:: Do this ::
The listing below should be printed exactly, every line of it. Skip the pictures.

======== Recorded information ========

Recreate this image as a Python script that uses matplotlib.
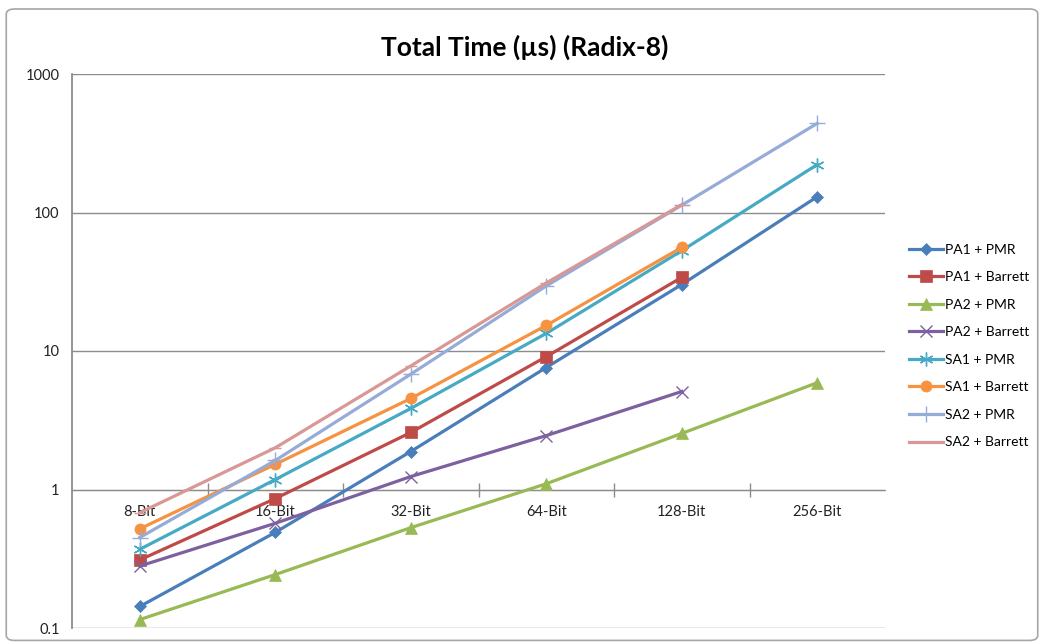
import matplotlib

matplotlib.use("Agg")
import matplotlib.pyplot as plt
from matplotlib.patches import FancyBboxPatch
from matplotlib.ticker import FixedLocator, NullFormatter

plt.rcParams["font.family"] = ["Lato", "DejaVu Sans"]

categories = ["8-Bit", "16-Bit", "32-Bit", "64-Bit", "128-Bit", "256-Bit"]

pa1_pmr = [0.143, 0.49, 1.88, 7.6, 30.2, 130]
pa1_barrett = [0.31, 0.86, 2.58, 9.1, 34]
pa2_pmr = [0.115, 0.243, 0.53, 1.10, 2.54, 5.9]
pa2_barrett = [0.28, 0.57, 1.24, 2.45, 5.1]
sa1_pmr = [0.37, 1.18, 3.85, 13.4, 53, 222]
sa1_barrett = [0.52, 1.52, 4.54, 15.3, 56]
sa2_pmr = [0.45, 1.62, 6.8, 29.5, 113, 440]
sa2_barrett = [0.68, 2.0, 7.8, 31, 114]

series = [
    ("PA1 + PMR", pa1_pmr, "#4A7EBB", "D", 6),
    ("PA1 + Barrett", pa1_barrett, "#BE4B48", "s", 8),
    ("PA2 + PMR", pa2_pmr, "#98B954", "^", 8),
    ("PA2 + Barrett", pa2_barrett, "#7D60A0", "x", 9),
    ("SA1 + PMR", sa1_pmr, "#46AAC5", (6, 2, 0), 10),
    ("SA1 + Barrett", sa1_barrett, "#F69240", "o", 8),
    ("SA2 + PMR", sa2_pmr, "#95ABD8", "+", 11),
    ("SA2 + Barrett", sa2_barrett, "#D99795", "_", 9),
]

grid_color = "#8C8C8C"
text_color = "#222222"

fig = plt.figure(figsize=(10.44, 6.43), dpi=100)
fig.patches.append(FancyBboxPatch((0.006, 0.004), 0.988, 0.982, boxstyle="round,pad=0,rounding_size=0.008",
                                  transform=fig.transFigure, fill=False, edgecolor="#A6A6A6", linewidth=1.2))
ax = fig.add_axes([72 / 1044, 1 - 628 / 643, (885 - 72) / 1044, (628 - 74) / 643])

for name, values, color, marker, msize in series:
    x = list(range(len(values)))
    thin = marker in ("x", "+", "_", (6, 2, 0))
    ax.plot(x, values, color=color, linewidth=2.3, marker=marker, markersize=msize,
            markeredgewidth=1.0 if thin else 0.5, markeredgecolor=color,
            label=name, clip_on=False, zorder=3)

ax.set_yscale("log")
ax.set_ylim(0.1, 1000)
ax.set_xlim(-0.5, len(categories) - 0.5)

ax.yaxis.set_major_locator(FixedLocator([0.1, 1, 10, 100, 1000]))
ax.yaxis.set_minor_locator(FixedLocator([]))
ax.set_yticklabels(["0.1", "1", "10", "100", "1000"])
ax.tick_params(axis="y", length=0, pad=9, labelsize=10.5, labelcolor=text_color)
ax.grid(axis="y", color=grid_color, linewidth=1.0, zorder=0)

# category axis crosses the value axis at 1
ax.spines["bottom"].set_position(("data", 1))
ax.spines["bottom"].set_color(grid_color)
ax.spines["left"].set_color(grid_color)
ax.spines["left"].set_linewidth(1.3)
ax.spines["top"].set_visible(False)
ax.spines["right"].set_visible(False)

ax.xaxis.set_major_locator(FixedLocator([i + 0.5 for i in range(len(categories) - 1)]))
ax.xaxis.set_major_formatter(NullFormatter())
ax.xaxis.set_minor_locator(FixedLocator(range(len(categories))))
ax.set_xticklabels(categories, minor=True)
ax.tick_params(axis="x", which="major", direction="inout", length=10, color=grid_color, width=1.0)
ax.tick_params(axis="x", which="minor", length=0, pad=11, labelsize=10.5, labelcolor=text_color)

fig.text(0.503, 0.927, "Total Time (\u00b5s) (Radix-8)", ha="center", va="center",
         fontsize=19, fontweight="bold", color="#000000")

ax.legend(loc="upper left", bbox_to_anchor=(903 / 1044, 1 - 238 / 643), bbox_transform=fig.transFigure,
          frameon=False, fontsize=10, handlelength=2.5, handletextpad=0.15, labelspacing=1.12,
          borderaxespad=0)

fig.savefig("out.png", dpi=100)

========

:: Task solution ::
Recreate this image as a Python script that uses matplotlib.
import matplotlib

matplotlib.use("Agg")
import matplotlib.pyplot as plt
from matplotlib.patches import FancyBboxPatch
from matplotlib.ticker import FixedLocator, NullFormatter

plt.rcParams["font.family"] = ["Lato", "DejaVu Sans"]

categories = ["8-Bit", "16-Bit", "32-Bit", "64-Bit", "128-Bit", "256-Bit"]

pa1_pmr = [0.143, 0.49, 1.88, 7.6, 30.2, 130]
pa1_barrett = [0.31, 0.86, 2.58, 9.1, 34]
pa2_pmr = [0.115, 0.243, 0.53, 1.10, 2.54, 5.9]
pa2_barrett = [0.28, 0.57, 1.24, 2.45, 5.1]
sa1_pmr = [0.37, 1.18, 3.85, 13.4, 53, 222]
sa1_barrett = [0.52, 1.52, 4.54, 15.3, 56]
sa2_pmr = [0.45, 1.62, 6.8, 29.5, 113, 440]
sa2_barrett = [0.68, 2.0, 7.8, 31, 114]

series = [
    ("PA1 + PMR", pa1_pmr, "#4A7EBB", "D", 6),
    ("PA1 + Barrett", pa1_barrett, "#BE4B48", "s", 8),
    ("PA2 + PMR", pa2_pmr, "#98B954", "^", 8),
    ("PA2 + Barrett", pa2_barrett, "#7D60A0", "x", 9),
    ("SA1 + PMR", sa1_pmr, "#46AAC5", (6, 2, 0), 10),
    ("SA1 + Barrett", sa1_barrett, "#F69240", "o", 8),
    ("SA2 + PMR", sa2_pmr, "#95ABD8", "+", 11),
    ("SA2 + Barrett", sa2_barrett, "#D99795", "_", 9),
]

grid_color = "#8C8C8C"
text_color = "#222222"

fig = plt.figure(figsize=(10.44, 6.43), dpi=100)
fig.patches.append(FancyBboxPatch((0.006, 0.004), 0.988, 0.982, boxstyle="round,pad=0,rounding_size=0.008",
                                  transform=fig.transFigure, fill=False, edgecolor="#A6A6A6", linewidth=1.2))
ax = fig.add_axes([72 / 1044, 1 - 628 / 643, (885 - 72) / 1044, (628 - 74) / 643])

for name, values, color, marker, msize in series:
    x = list(range(len(values)))
    thin = marker in ("x", "+", "_", (6, 2, 0))
    ax.plot(x, values, color=color, linewidth=2.3, marker=marker, markersize=msize,
            markeredgewidth=1.0 if thin else 0.5, markeredgecolor=color,
            label=name, clip_on=False, zorder=3)

ax.set_yscale("log")
ax.set_ylim(0.1, 1000)
ax.set_xlim(-0.5, len(categories) - 0.5)

ax.yaxis.set_major_locator(FixedLocator([0.1, 1, 10, 100, 1000]))
ax.yaxis.set_minor_locator(FixedLocator([]))
ax.set_yticklabels(["0.1", "1", "10", "100", "1000"])
ax.tick_params(axis="y", length=0, pad=9, labelsize=10.5, labelcolor=text_color)
ax.grid(axis="y", color=grid_color, linewidth=1.0, zorder=0)

# category axis crosses the value axis at 1
ax.spines["bottom"].set_position(("data", 1))
ax.spines["bottom"].set_color(grid_color)
ax.spines["left"].set_color(grid_color)
ax.spines["left"].set_linewidth(1.3)
ax.spines["top"].set_visible(False)
ax.spines["right"].set_visible(False)

ax.xaxis.set_major_locator(FixedLocator([i + 0.5 for i in range(len(categories) - 1)]))
ax.xaxis.set_major_formatter(NullFormatter())
ax.xaxis.set_minor_locator(FixedLocator(range(len(categories))))
ax.set_xticklabels(categories, minor=True)
ax.tick_params(axis="x", which="major", direction="inout", length=10, color=grid_color, width=1.0)
ax.tick_params(axis="x", which="minor", length=0, pad=11, labelsize=10.5, labelcolor=text_color)

fig.text(0.503, 0.927, "Total Time (\u00b5s) (Radix-8)", ha="center", va="center",
         fontsize=19, fontweight="bold", color="#000000")

ax.legend(loc="upper left", bbox_to_anchor=(903 / 1044, 1 - 238 / 643), bbox_transform=fig.transFigure,
          frameon=False, fontsize=10, handlelength=2.5, handletextpad=0.15, labelspacing=1.12,
          borderaxespad=0)

fig.savefig("out.png", dpi=100)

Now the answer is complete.